The 3/3/3 exhibition presented the new work of three gifted recent UWIC Graduates; Emma Little, Rachel Parry-Jones (winner of the Studentship Award of Fine Art 2007)and Will Woon.
Located at The Old Library, The Hayes, Cardiff, CF10 1BH, the exhibtion ran from 3rd-9th December 2007.
www.three-three-three.org.
This exhibition was supported by g39.
Artist Statements
Emma Little
Reinterpretation can encourage fresh perspectives; a recycling of stale thoughts. It is with this in mind, together with a playful curiosity, that I begin to construct new objects.
This latest series of sculptures reveal investigations into a small number of divergent materials, allowing their disparities to become further emphasized. Choices of size and construction are adapted from particular functional and commonplace items; ladders, cushions etc, but are not selected due to their formal values alone. An attraction towards vanitas themed still life works, and the selection of objects brought together to convey messages of moral significance, instigated a number of enquiries into the properties of some of those objects. The forms that have resulted from this endeavour help us to question the physicality and functional properties of the original items, and how these relate to their current symbolic value.
Rachel Parry-Jones
Cardiff based artist Rachel Parry-Jones studies the family and examines how it is possible to claim unknown ancestors as our own. Her work attempts to contextualise herself within her own family through the manipulation of photographs, inserting herself into ancestral family portraits as if she were a contemporary of these characters; an attempt to make a connection simply through her presence. Much of her work is a bridge between present generations and the intangible past that is both fascinating and dis-orientating. At the same time as this, Rachel explores the physical traits that are passed down through the generations. Is the face, something that seems so personal and intrinsically bound with your identity, little more than an heir-loom, a second-hand attribute that has been passed down from your parents and their parents before them? The changing roles within the family offer great opportunities for exploration:- the complexities of the relationships between parent and child, and the possible reversal of roles in advancing years.
Will Woon
Left to its nature, clay sits in the earth within pleasant isolation. We liberate the clay, put it to work to our own ends. And we shape it to our image as it records our touch. With time our dialogue with clay can become deft and confident; yet it is still alien, idiotic, like a numb limb which begrudges us the movement but for the transaction of food and blood.

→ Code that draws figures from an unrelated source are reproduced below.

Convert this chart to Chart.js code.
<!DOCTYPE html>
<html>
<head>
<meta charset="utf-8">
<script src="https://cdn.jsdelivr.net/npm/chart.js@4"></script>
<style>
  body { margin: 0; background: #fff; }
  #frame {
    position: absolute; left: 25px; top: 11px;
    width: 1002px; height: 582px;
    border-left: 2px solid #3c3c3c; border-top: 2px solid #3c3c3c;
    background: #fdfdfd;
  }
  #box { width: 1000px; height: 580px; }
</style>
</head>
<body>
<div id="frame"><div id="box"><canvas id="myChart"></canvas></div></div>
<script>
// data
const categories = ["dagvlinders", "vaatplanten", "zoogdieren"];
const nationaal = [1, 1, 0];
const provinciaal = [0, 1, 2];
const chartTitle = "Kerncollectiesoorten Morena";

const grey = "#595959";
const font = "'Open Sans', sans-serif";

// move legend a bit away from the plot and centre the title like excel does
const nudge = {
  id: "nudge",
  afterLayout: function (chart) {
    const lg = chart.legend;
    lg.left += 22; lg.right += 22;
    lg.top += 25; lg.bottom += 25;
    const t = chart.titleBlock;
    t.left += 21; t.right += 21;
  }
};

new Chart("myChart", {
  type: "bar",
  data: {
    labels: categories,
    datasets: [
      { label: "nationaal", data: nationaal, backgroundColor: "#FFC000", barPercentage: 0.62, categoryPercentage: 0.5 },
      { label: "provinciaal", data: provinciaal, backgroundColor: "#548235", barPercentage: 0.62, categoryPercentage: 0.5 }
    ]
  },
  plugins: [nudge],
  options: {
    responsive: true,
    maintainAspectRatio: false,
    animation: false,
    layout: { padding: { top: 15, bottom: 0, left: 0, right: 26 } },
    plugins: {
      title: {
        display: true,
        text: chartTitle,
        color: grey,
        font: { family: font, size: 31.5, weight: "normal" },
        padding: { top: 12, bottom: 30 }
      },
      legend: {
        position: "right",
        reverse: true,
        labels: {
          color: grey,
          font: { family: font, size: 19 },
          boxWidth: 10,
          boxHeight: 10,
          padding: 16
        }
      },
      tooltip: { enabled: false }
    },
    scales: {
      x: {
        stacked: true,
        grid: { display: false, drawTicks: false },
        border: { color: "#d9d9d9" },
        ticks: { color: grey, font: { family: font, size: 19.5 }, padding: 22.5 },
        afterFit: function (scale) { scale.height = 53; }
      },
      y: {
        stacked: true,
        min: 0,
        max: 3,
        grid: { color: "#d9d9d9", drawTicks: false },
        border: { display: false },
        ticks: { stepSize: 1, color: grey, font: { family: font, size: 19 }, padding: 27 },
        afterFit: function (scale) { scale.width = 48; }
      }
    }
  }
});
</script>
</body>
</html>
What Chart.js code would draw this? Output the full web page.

This appendage is attached and as we learn to move it, it quickens to produce form and we in turn, become attached to clay. In as much as clay is in our nature, its weight impresses upon us.
Three supports which uphold the weight of three columns that can not stand by themselves. Statuettes, in figure or an archway, formed to uphold. Terra-cotta armies they are more akin, where they are thousands these are three. To uphold and support their mission but with nothing left to bolster, the supports that bind the material will crumble and become dust.